--- begin INPUT ---
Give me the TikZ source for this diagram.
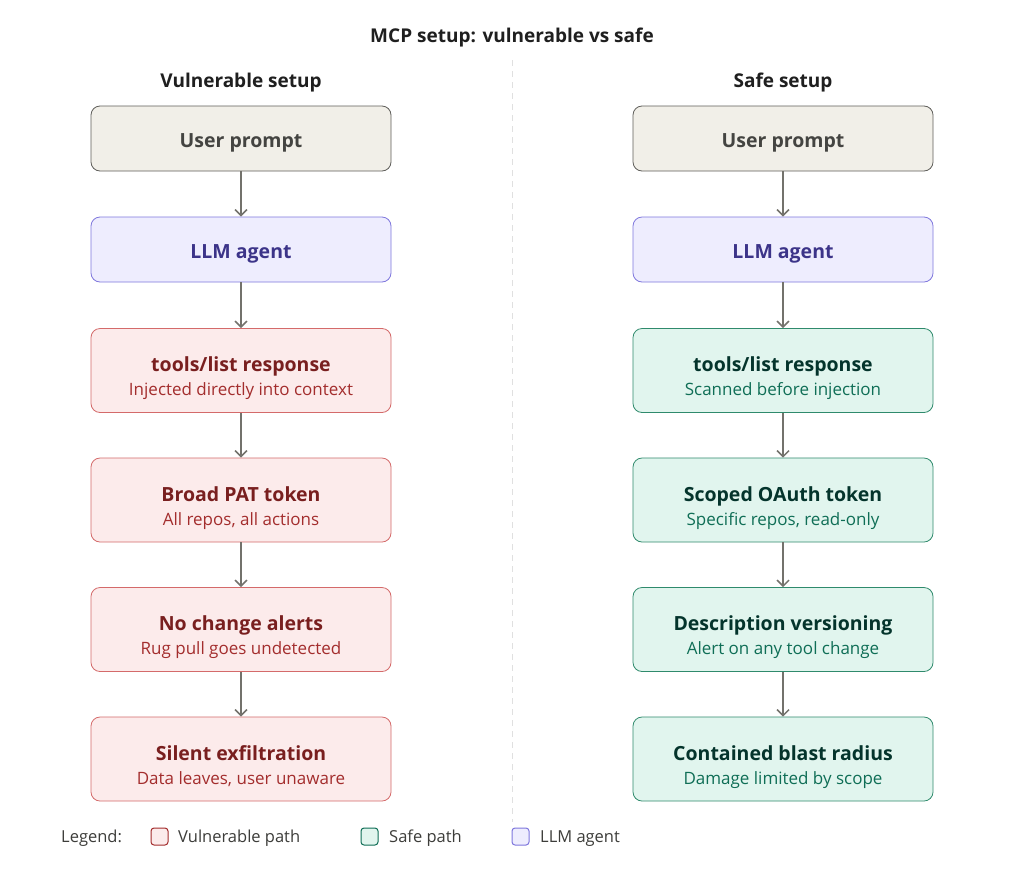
\documentclass[tikz,border=0pt]{standalone}
\usepackage{fontspec}
\setmainfont{Open Sans}
\usetikzlibrary{arrows.meta}
\definecolor{ugfill}{HTML}{F1EFE8}
\definecolor{ugdraw}{HTML}{5F5E5A}
\definecolor{ugtext}{HTML}{444441}
\definecolor{llfill}{HTML}{EEEDFE}
\definecolor{lldraw}{HTML}{7F77DD}
\definecolor{lltext}{HTML}{3C3489}
\definecolor{vfill}{HTML}{FCEBEB}
\definecolor{vdraw}{HTML}{D46A6A}
\definecolor{vtitle}{HTML}{791F1F}
\definecolor{vsub}{HTML}{A32D2D}
\definecolor{sfill}{HTML}{E1F5EE}
\definecolor{sdraw}{HTML}{2F8A6C}
\definecolor{stitle}{HTML}{04342C}
\definecolor{ssub}{HTML}{0F6E56}
\definecolor{arrowc}{HTML}{73726C}
\definecolor{headc}{HTML}{1F1F1F}
\definecolor{legc}{HTML}{3D3D3A}
\tikzset{
  box/.style={draw, rounded corners=9pt, line width=0.8pt, minimum width=300pt, inner sep=0pt},
  single/.style={box, minimum height=65pt},
  double/.style={box, minimum height=84pt},
  userbox/.style={single, fill=ugfill, draw=ugdraw},
  llmbox/.style={single, fill=llfill, draw=lldraw},
  vulnbox/.style={double, fill=vfill, draw=vdraw},
  safebox/.style={double, fill=sfill, draw=sdraw},
  ttl/.style={anchor=base, inner sep=0pt, font=\fontsize{19.5}{23}\selectfont\bfseries},
  sub/.style={anchor=base, inner sep=0pt, font=\fontsize{17}{20}\selectfont},
  flow/.style={draw=arrowc, line width=1.5pt, -{Straight Barb[length=6pt,width=12pt,line width=1.5pt]}},
  heading/.style={anchor=base, inner sep=0pt, font=\fontsize{19}{23}\selectfont\bfseries, text=headc},
  legsq/.style={draw, rounded corners=3pt, line width=1pt, minimum width=17pt, minimum height=17pt, inner sep=0pt},
  legtext/.style={font=\fontsize{16.5}{20}\selectfont, text=legc, anchor=base west, inner sep=0pt}
}
\begin{document}
\begin{tikzpicture}[x=1pt,y=-1pt]
\useasboundingbox[fill=white] (0,0) rectangle (1024,873);
\node[heading, font=\fontsize{19}{23}\selectfont\bfseries] (title) at (512,42) {MCP setup: vulnerable vs safe};
\draw[draw=black!12, line width=1pt, dash pattern=on 6pt off 5pt] (512,60) coordinate (divtop) -- (512,822) coordinate (divbot);
\node[heading] (hv) at (241,87) {Vulnerable setup};
\node[heading] (hs) at (783,87) {Safe setup};
% left column
\node[userbox] (v1) at (241,138.5) {};
\node[llmbox] (v2) at (241,249.5) {};
\node[vulnbox] (v3) at (241,370.5) {};
\node[vulnbox] (v4) at (241,500) {};
\node[vulnbox] (v5) at (241,629.5) {};
\node[vulnbox] (v6) at (241,759) {};
% right column
\node[userbox] (s1) at (783,138.5) {};
\node[llmbox] (s2) at (783,249.5) {};
\node[safebox] (s3) at (783,370.5) {};
\node[safebox] (s4) at (783,500) {};
\node[safebox] (s5) at (783,629.5) {};
\node[safebox] (s6) at (783,759) {};
% texts
\foreach \c in {v,s}{
  \node[ttl, text=ugtext] (\c1t) at ([yshift=-8.5pt]\c1.center) {User prompt};
  \node[ttl, text=lltext] (\c2t) at ([yshift=-8.5pt]\c2.center) {LLM agent};
}
\node[ttl, text=vtitle] (v3t) at ([yshift=-1pt]v3.center) {tools/list response};
\node[sub, text=vsub] (v3s) at ([yshift=-25pt]v3.center) {Injected directly into context};
\node[ttl, text=vtitle] (v4t) at ([yshift=-1pt]v4.center) {Broad PAT token};
\node[sub, text=vsub] (v4s) at ([yshift=-25pt]v4.center) {All repos, all actions};
\node[ttl, text=vtitle] (v5t) at ([yshift=-1pt]v5.center) {No change alerts};
\node[sub, text=vsub] (v5s) at ([yshift=-25pt]v5.center) {Rug pull goes undetected};
\node[ttl, text=vtitle] (v6t) at ([yshift=-1pt]v6.center) {Silent exfiltration};
\node[sub, text=vsub] (v6s) at ([yshift=-25pt]v6.center) {Data leaves, user unaware};
\node[ttl, text=stitle] (s3t) at ([yshift=-1pt]s3.center) {tools/list response};
\node[sub, text=ssub] (s3s) at ([yshift=-25pt]s3.center) {Scanned before injection};
\node[ttl, text=stitle] (s4t) at ([yshift=-1pt]s4.center) {Scoped OAuth token};
\node[sub, text=ssub] (s4s) at ([yshift=-25pt]s4.center) {Specific repos, read-only};
\node[ttl, text=stitle] (s5t) at ([yshift=-1pt]s5.center) {Description versioning};
\node[sub, text=ssub] (s5s) at ([yshift=-25pt]s5.center) {Alert on any tool change};
\node[ttl, text=stitle] (s6t) at ([yshift=-1pt]s6.center) {Contained blast radius};
\node[sub, text=ssub] (s6s) at ([yshift=-25pt]s6.center) {Damage limited by scope};
\foreach \c in {v,s}{
  \draw[flow] (\c1) -- (\c2);
  \draw[flow] (\c2) -- (\c3);
  \draw[flow] (\c3) -- (\c4);
  \draw[flow] (\c4) -- (\c5);
  \draw[flow] (\c5) -- (\c6);
}
% legend
\node[legtext] (leg) at (61,842) {Legend:};
\node[legsq, fill=vfill, draw=vsub] (lq1) at (159.5,836.5) {};
\node[legtext] (lt1) at (178,842) {Vulnerable path};
\node[legsq, fill=sfill, draw=ssub] (lq2) at (369.5,836.5) {};
\node[legtext] (lt2) at (389,842) {Safe path};
\node[legsq, fill=llfill, draw=lldraw] (lq3) at (520.5,836.5) {};
\node[legtext] (lt3) at (540,842) {LLM agent};
\end{tikzpicture}
\end{document}
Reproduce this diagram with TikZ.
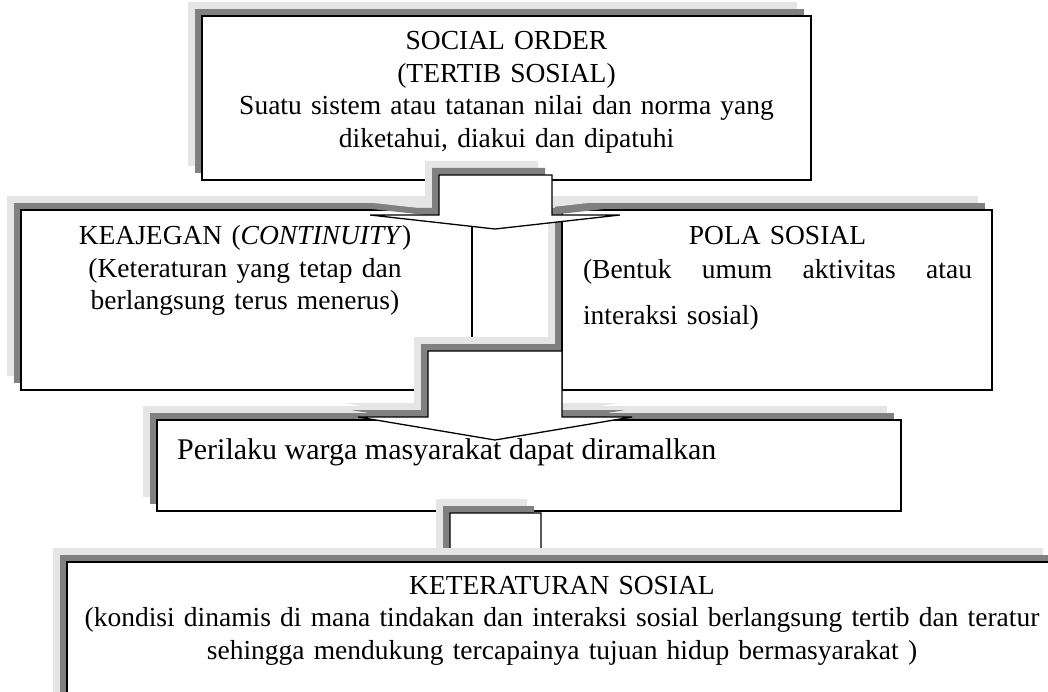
\documentclass[tikz,border=0pt]{standalone}
\usepackage{fontspec}
\setmainfont{Liberation Serif}

\definecolor{shadelight}{RGB}{229,229,229}
\definecolor{shadedark}{RGB}{128,128,128}

\begin{document}
\begin{tikzpicture}[x=1pt, y=-1pt]
		\tikzstyle {frame} = [draw, line width=1.6pt, fill=white, inner sep=0pt, outer sep=0pt, anchor=north west,
			preaction={fill=shadelight, transform canvas={xshift=-14pt, yshift=14pt}},
			preaction={fill=shadedark, transform canvas={xshift=-7pt, yshift=7pt}}]
		\tikzstyle {block arrow} = [draw, line width=1.3pt, fill=white, line join=miter,
			preaction={fill=shadelight, transform canvas={xshift=-14pt, yshift=14pt}},
			preaction={fill=shadedark, transform canvas={xshift=-7pt, yshift=7pt}}]
		\tikzstyle {boxtext} = [inner sep=0pt, anchor=base, align=center, font=\fontsize{27.5}{32.5}\selectfont]

		\useasboundingbox (0,0) rectangle (1048,692);
		\fill[white] (0,0) rectangle (1048,692);
		\clip (0,0) rectangle (1048,692);

		% social order
		\node[frame, minimum width=609, minimum height=164] (order) at (202,16) {};
		\node[boxtext, text width=600] (ordertext) at (506.5,50) {SOCIAL ORDER\\(TERTIB SOSIAL)\\Suatu sistem atau tatanan nilai dan norma yang\\diketahui, diakui dan dipatuhi};

		% keajegan and pola sosial
		\node[frame, minimum width=451, minimum height=180] (keajegan) at (21,210) {};
		\node[boxtext, text width=420] (keajegantext) at (245,245) {KEAJEGAN (\textit{CONTINUITY})\\(Keteraturan yang tetap dan\\berlangsung terus menerus)};

		\node[frame, minimum width=430, minimum height=180] (pola) at (562,210) {};
		\node[boxtext, text width=389, align=left] (polatext) at (777.5,245) {\makebox[\linewidth]{POLA SOSIAL}\\[1.5pt]
			(Bentuk\hfill umum\hfill aktivitas\hfill atau\\[13.5pt]
			interaksi sosial)};

		\draw[block arrow] (439,175) -- (552,175) -- (552,215) -- (620,215) -- (495,229) -- (370,215) -- (439,215) -- cycle;

		% perilaku
		\node[frame, minimum width=744, minimum height=91] (perilaku) at (157,420) {};
		\node[boxtext, anchor=base west, font=\fontsize{30}{36}\selectfont] (perilakutext) at (177,459) {Perilaku warga masyarakat dapat diramalkan};

		\draw[block arrow] (428,351) -- (562,351) -- (562,417) -- (632,417) -- (495,440) -- (358,417) -- (428,417) -- cycle;
		\draw[block arrow] (450,513) -- (541,513) -- (541,580) -- (600,580) -- (495,600) -- (390,580) -- (450,580) -- cycle;

		% keteraturan sosial
		\node[frame, minimum width=990, minimum height=160] (keteraturan) at (67,562) {};
		\node[boxtext, text width=960] (keteraturantext) at (562,594) {KETERATURAN SOSIAL\\(kondisi dinamis di mana tindakan dan interaksi sosial berlangsung tertib dan teratur\\sehingga mendukung tercapainya tujuan hidup bermasyarakat )};
\end{tikzpicture}
\end{document}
--- end INPUT ---
:: JOB ::
Select every line in the records above that contains the word "diagram".

:: ANSWER TO THE TASK ::
Give me the TikZ source for this diagram.
Reproduce this diagram with TikZ.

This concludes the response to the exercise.